= Winfried Fluck =

German academic

Winfried Fluck (born 1944) is a German academic.

He studied German, English and American literature at Freie Universität Berlin, Harvard University and the University of California, Berkeley. In 1972, he got his doctoral degree from Freie Universität Berlin with a dissertation on aesthetic premises in the literary criticism of Mark Twain’s Adventures of Huckleberry Finn. For his Habilitation, the European qualification for a professorship, he wrote a study on American realism as a form of “staged reality” (Inszenierte Wirklichkeit). After visiting scholarships at Harvard and Yale University, he got his first appointment as a professor at the University of Constance in Germany before he became Professor and Chair of North American Culture at the John F. Kennedy-Institute for North American Studies at Freie Universität Berlin. Winfried Fluck taught as a guest professor at Princeton University and the Universidad Autonoma Barcelona, and he was a research fellow at the National Humanities Center in North Carolina, the Advanced Studies Center of the Rockefeller Foundation in Bellagio, and the Internationales Kulturwissenschaftliches Zentrum in Vienna.

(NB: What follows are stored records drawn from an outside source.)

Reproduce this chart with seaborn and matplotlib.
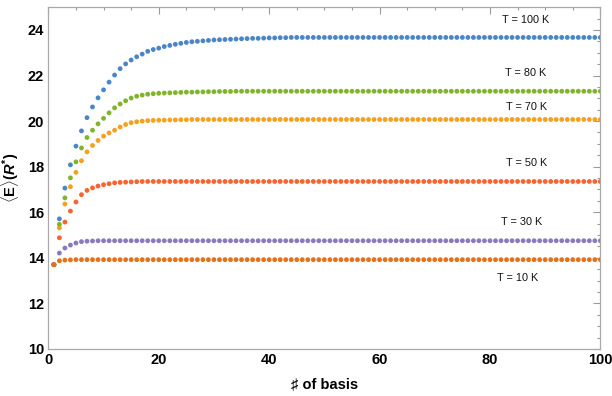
#! /usr/bin/env python3
# Mean energy <E> vs. number of basis functions, for several temperatures
import matplotlib.pyplot as plt
from matplotlib.ticker import MultipleLocator
import pandas as pd
import seaborn as sns

# data (n = 1..100)
n_basis = list(range(1, 101))

t100 = [13.70, 15.71, 17.06, 18.08, 18.90, 19.57, 20.15, 20.62, 21.02, 21.37,
        21.71, 22.02, 22.30, 22.51, 22.68, 22.82, 22.94, 23.06, 23.14, 23.20,
        23.27, 23.32, 23.37, 23.41, 23.45, 23.48, 23.50, 23.52, 23.54, 23.56,
        23.57, 23.58, 23.59, 23.60, 23.61, 23.62, 23.63, 23.63, 23.64, 23.65,
        23.65, 23.66, 23.66, 23.67] + [23.67] * 56
t80 = [13.70, 15.47, 16.63, 17.51, 18.21, 18.82, 19.28, 19.60, 19.88, 20.12,
       20.36, 20.58, 20.75, 20.89, 21.01, 21.09, 21.14, 21.18, 21.20, 21.22,
       21.23, 21.24, 21.25, 21.26, 21.27, 21.27, 21.28, 21.28, 21.29, 21.29,
       21.30, 21.30, 21.30, 21.31, 21.31] + [21.31] * 65
t70 = [13.70, 15.31, 16.36, 17.12, 17.75, 18.26, 18.65, 18.93, 19.15, 19.34,
       19.48, 19.60, 19.74, 19.85, 19.93, 19.97, 20.00, 20.02, 20.03, 20.04,
       20.04, 20.05, 20.05, 20.06, 20.06] + [20.07] * 75
t50 = [13.70, 14.88, 15.57, 16.05, 16.45, 16.77, 16.96, 17.07, 17.15, 17.21,
       17.25, 17.29, 17.31, 17.32, 17.33, 17.34] + [17.35] * 84
t30 = [13.70, 14.21, 14.43, 14.56, 14.65, 14.71, 14.73, 14.74] + [14.75] * 92
t10 = [13.70, 13.87, 13.90, 13.91] + [13.92] * 96

temps = ["T = 100 K", "T = 70 K", "T = 80 K", "T = 50 K", "T = 30 K", "T = 10 K"]
series = [t100, t70, t80, t50, t30, t10]
colors = ["#4a86c6", "#f5a11f", "#80b42b", "#f8632f", "#8a7abd", "#e4721b"]

# label positions (data coords)
label_x = [86.5, 86.6, 86.4, 86.7, 85.7, 85.0]
label_y = [24.43, 20.60, 22.09, 18.17, 15.58, 13.10]

df = pd.concat([pd.DataFrame({"n": n_basis, "E": vals, "T": t})
                for t, vals in zip(temps, series)], ignore_index=True)

# settings
sns.set_style("white")
plt.rcParams['font.family'] = ['Liberation Sans', 'DejaVu Sans']
plt.rcParams['mathtext.fontset'] = 'custom'
plt.rcParams['mathtext.rm'] = 'Liberation Sans:bold'
plt.rcParams['mathtext.it'] = 'Liberation Sans:bold:italic'
plt.rcParams['mathtext.bf'] = 'Liberation Sans:bold'

fig = plt.figure(figsize=(6.12, 3.96), dpi=100)
ax = fig.add_axes([0.079, 0.1187, 0.902, 0.8633])

sns.scatterplot(data=df, x="n", y="E", hue="T", hue_order=temps,
                palette=colors, s=12, linewidth=0, legend=False, ax=ax)

for t, x, y in zip(temps, label_x, label_y):
    ax.text(x, y, t, fontsize=7.8, ha='center', va='center', color='#111111')

ax.set_xlim(0, 100)
ax.set_ylim(10, 25)
ax.xaxis.set_major_locator(MultipleLocator(20))
ax.xaxis.set_minor_locator(MultipleLocator(5))
ax.yaxis.set_major_locator(MultipleLocator(2))
ax.yaxis.set_minor_locator(MultipleLocator(0.5))
ax.tick_params(which='both', direction='in', top=True, right=True,
               color='#9a9a9a', width=0.8, labelsize=10.5, pad=3,
               labelcolor='black')
ax.tick_params(which='major', length=5)
ax.tick_params(which='minor', length=2.5)
for lab in ax.get_xticklabels() + ax.get_yticklabels():
    lab.set_fontweight('bold')
for sp in ax.spines.values():
    sp.set_color('#a8a8a8')
    sp.set_linewidth(0.9)

ax.set_xlabel("\u266f of basis", fontsize=10.5, fontweight='bold',
              labelpad=7, color='black')
ax.set_ylabel(r"$\langle\mathrm{E}\rangle(R^{*})$", fontsize=10.5,
              labelpad=5, color='black')

fig.savefig("out.png", dpi=100)
plt.close()
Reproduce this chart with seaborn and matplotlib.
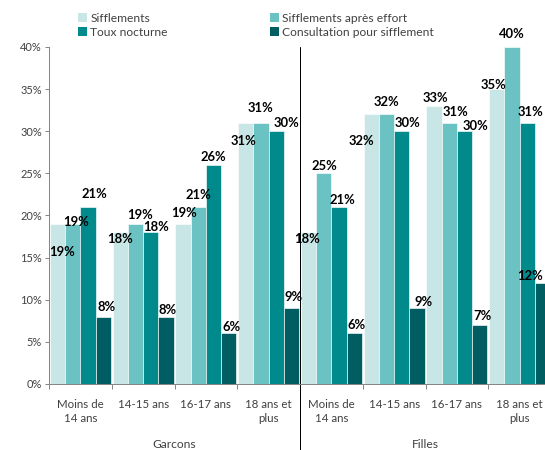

From 2005-2008, he was chair of the Research Reviewing Committee of the German Research Council on the humanities. He is a founding member of the Graduate School of North American Studies at Freie Universität Berlin, funded by the German Universities Excellence Initiative, and is directing it together with Ulla Haselstein. He is also co-director of the Futures of American Studies Institute at Dartmouth College established and directed by Donald E. Pease.

== Book publications ==

- Ästhetische Theorie und literaturwissenschaftliche Methode. Eine Untersuchung ihres Zusammenhangs am Beispiel der amerikanischen Huck Finn-Kritik (Stuttgart: Metzler, 1975).
- Populäre Kultur (Stuttgart: Metzler, 1979).
- Theorien amerikanischer Literatur (Konstanz: Universitätsverlag, 1987).
- Inszenierte Wirklichkeit. Der amerikanische Realismus 1865-1900 (München: Fink, 1992).
- Das kulturelle Imaginäre: Funktionsgeschichte des amerikanischen Romans, 1790-1900 (Frankfurt/Main: Suhrkamp, 1997).
- German? American? Literature? New Directions in German-American Studies, eds. Winfried Fluck and Werner Sollors (New York: Lang, 2002).
- Wie viel Ungleichheit verträgt die Demokratie? Armut und Reichtum in den USA, hrsg. Winfried Fluck und Welf Werner (Frankfurt/Main: Campus, 2003).
- Transnational American Studies. REAL – Yearbook of Research in English and American Literature 23 (2007), hrsg. Winfried Fluck, Stefan Brandt and Ingrid Thaler.
- Romance with America? Essays on Culture, Literature, and American Studies (Heidelberg: Winter, 2009).